*What the task requires*
Retype the opening lines of the listing below, ending with the line that contains "const timeframe = 'Daily';", and leave out any pictures.
## Begin Dataset excerpt
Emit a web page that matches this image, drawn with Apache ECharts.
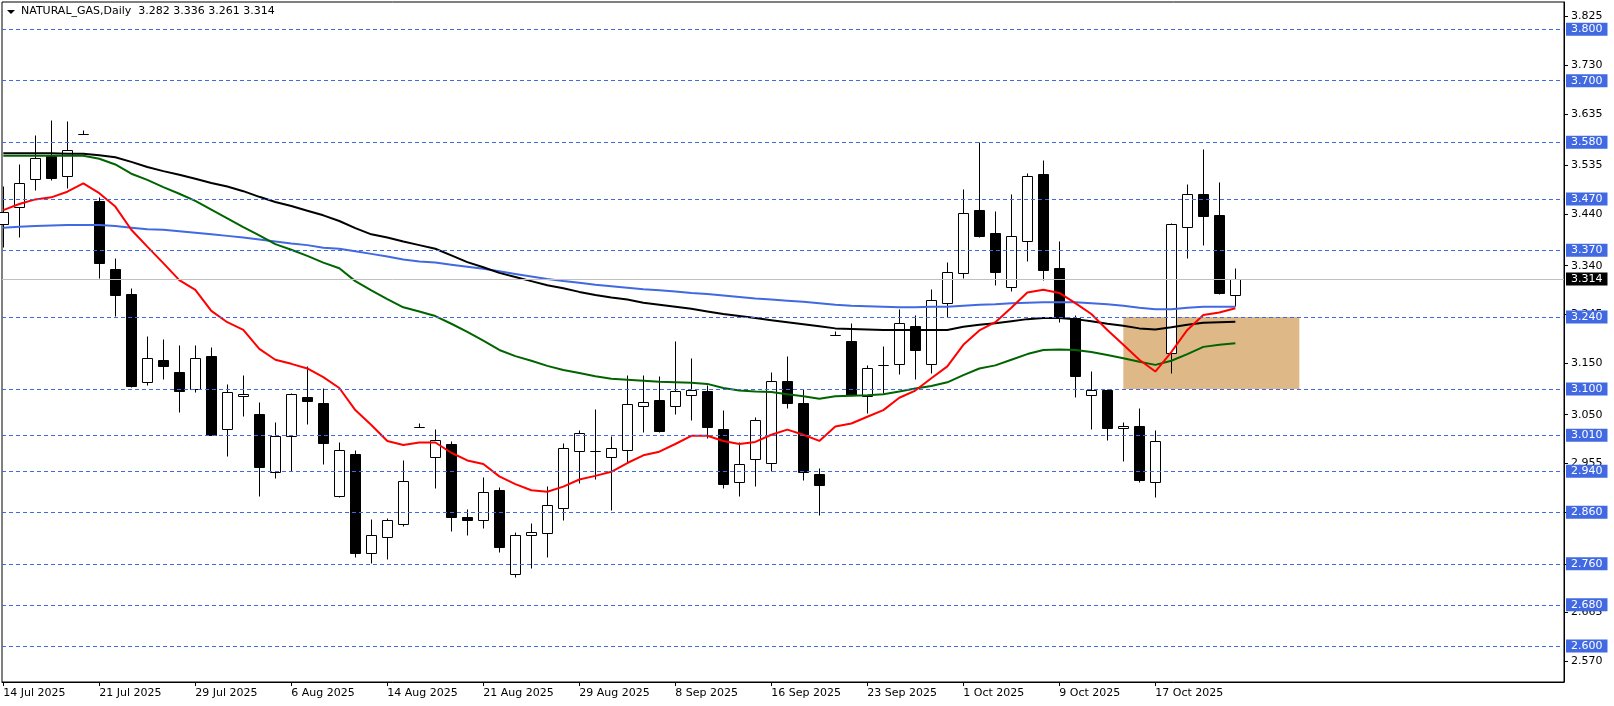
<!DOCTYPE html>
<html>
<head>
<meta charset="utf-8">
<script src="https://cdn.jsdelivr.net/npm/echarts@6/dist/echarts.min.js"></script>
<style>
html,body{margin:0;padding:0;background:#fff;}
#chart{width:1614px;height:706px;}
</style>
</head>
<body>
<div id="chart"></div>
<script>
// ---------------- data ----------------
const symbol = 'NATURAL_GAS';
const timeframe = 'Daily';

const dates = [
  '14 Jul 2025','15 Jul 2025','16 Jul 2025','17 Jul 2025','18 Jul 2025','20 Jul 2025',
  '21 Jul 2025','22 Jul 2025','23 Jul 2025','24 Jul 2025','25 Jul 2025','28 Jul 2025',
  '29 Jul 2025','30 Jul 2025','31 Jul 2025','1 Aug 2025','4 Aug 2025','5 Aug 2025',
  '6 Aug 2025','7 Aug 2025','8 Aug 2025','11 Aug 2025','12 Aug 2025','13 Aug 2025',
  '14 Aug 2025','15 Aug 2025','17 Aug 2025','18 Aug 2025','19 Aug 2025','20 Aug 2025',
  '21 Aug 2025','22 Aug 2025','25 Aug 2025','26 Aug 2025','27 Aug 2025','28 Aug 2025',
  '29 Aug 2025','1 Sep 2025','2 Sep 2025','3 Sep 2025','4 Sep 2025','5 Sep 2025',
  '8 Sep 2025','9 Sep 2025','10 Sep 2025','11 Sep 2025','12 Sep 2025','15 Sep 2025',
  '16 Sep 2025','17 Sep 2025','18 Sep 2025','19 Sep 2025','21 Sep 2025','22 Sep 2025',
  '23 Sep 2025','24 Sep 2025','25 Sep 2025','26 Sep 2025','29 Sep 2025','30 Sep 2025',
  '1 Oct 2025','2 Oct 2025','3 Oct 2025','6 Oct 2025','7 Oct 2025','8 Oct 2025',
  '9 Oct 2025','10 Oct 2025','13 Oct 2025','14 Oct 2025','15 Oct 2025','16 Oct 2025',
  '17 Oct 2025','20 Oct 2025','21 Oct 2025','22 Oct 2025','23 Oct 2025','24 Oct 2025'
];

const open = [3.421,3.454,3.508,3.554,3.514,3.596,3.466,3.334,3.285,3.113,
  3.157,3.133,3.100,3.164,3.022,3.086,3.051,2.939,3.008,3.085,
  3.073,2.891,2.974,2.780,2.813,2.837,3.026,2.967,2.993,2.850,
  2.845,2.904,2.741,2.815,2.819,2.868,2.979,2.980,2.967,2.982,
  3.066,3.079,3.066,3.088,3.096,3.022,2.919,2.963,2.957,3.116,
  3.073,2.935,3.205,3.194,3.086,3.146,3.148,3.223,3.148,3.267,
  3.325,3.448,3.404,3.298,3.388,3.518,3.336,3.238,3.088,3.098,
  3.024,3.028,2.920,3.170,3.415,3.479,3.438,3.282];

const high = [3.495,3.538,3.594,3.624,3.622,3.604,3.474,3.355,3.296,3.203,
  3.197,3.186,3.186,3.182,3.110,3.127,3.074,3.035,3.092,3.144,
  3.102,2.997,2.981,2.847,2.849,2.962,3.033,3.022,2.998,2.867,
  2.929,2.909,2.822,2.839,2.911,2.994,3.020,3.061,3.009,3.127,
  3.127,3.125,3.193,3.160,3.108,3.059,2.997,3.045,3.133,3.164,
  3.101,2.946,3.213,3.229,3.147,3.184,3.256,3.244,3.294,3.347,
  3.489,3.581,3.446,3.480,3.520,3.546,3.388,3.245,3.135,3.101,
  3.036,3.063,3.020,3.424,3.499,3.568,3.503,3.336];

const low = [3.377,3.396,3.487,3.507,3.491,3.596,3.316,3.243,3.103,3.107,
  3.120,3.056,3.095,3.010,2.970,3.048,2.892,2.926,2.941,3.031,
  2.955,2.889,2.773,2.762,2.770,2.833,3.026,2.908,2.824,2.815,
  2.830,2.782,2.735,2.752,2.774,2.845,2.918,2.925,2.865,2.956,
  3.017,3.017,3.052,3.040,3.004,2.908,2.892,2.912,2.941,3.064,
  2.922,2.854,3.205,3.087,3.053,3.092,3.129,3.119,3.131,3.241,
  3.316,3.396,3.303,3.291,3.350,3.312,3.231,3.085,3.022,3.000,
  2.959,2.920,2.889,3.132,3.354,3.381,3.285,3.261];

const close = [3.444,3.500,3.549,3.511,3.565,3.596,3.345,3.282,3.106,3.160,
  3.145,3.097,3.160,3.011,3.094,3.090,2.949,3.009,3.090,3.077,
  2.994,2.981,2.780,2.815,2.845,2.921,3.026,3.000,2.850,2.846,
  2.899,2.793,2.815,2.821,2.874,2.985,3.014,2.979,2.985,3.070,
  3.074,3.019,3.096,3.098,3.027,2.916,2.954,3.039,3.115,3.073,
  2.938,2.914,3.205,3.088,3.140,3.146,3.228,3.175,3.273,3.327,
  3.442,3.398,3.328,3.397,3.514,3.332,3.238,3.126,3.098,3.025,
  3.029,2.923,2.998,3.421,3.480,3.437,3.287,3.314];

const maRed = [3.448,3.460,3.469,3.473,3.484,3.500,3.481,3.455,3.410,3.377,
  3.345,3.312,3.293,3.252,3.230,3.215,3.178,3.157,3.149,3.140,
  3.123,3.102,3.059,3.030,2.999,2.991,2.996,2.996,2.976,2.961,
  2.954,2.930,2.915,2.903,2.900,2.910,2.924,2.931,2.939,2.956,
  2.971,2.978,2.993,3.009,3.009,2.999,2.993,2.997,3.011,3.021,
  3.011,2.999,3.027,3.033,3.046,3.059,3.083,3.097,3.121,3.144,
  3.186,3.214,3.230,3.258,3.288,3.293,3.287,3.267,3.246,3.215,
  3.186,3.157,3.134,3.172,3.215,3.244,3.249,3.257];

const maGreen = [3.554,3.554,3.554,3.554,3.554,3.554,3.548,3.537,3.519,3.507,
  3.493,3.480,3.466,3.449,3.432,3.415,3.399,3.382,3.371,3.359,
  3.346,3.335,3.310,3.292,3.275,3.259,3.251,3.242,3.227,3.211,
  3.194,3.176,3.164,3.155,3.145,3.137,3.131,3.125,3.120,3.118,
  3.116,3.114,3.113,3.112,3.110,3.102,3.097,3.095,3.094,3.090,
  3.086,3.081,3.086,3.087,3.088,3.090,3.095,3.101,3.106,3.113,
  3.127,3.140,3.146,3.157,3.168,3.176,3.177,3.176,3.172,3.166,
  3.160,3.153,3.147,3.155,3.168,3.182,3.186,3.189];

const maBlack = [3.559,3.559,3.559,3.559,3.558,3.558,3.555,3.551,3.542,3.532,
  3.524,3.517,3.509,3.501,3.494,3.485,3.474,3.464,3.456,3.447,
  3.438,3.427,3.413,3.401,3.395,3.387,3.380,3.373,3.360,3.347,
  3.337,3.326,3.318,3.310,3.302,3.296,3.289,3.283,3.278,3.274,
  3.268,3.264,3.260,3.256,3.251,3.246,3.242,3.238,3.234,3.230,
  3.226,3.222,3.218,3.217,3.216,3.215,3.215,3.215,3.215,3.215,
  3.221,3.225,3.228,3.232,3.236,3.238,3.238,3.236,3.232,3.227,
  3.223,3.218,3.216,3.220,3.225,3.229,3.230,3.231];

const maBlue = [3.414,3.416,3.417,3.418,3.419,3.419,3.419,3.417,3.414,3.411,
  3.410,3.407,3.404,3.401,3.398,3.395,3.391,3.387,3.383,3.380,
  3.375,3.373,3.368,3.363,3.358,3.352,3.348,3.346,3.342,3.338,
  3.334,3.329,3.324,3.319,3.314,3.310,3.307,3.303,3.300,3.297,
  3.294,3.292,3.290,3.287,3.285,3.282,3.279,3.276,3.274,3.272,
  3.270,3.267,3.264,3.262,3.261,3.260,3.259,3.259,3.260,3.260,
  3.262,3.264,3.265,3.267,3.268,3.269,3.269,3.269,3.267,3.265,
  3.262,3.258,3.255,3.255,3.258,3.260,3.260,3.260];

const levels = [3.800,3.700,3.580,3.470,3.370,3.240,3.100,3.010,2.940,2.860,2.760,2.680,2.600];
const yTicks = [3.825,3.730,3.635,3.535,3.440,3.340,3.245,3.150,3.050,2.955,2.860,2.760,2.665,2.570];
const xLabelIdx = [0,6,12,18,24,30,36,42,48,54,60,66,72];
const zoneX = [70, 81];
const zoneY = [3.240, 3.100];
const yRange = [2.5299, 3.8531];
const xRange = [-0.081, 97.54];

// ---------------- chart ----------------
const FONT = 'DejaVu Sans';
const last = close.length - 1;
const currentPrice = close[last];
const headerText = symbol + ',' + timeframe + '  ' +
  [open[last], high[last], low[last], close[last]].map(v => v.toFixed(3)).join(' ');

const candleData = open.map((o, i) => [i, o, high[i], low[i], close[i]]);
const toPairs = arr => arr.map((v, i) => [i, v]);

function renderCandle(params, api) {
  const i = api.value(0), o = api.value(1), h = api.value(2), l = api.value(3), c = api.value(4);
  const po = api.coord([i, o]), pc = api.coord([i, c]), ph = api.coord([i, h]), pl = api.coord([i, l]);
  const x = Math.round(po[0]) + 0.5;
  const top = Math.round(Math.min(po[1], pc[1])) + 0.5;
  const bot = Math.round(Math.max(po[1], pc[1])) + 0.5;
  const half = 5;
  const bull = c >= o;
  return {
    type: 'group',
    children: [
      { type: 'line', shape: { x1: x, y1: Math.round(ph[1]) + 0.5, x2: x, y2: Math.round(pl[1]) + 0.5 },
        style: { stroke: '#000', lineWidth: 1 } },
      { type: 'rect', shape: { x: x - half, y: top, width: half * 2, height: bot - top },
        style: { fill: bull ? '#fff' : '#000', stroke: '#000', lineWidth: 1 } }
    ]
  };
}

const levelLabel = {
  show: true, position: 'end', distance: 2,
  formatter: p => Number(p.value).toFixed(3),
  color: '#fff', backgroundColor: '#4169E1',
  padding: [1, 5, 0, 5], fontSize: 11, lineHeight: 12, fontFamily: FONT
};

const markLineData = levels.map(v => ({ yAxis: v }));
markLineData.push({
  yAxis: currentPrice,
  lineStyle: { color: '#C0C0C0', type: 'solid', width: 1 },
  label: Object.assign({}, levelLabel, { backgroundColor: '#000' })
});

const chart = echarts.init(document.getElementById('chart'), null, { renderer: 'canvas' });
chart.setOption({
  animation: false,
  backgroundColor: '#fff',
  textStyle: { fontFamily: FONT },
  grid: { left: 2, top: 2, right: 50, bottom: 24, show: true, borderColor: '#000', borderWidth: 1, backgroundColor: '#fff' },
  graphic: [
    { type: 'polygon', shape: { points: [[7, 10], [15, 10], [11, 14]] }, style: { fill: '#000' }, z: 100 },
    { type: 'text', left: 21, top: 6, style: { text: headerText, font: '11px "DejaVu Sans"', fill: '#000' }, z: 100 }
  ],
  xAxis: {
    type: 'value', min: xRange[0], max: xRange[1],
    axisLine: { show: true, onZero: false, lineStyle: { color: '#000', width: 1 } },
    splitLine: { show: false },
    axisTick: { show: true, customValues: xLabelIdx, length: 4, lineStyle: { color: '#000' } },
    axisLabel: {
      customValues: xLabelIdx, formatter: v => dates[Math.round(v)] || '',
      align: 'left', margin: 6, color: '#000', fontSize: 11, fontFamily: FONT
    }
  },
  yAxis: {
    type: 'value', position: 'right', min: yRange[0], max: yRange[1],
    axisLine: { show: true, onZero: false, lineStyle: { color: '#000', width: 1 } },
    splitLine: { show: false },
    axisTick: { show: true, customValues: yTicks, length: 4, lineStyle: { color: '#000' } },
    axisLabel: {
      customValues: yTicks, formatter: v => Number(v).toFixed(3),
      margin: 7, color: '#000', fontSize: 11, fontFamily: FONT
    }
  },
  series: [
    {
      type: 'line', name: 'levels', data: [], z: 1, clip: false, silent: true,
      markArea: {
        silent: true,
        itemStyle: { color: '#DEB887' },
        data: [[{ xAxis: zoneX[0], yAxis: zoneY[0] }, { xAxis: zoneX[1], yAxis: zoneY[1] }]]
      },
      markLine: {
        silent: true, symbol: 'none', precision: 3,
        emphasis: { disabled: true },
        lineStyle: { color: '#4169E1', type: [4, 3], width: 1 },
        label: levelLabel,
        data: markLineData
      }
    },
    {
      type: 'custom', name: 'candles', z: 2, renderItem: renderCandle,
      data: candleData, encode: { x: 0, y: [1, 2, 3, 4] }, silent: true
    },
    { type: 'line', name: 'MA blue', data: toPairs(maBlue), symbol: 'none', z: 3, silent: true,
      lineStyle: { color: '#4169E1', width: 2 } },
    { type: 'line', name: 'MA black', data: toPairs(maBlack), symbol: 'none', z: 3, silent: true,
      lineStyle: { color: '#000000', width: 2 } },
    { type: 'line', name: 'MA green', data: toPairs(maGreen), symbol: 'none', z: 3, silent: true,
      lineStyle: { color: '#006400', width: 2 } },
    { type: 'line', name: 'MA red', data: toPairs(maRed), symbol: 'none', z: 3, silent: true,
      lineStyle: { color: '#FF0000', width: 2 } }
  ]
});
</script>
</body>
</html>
## End Dataset excerpt
*Written solution*
Emit a web page that matches this image, drawn with Apache ECharts.
<!DOCTYPE html>
<html>
<head>
<meta charset="utf-8">
<script src="https://cdn.jsdelivr.net/npm/echarts@6/dist/echarts.min.js"></script>
<style>
html,body{margin:0;padding:0;background:#fff;}
#chart{width:1614px;height:706px;}
</style>
</head>
<body>
<div id="chart"></div>
<script>
// ---------------- data ----------------
const symbol = 'NATURAL_GAS';
const timeframe = 'Daily';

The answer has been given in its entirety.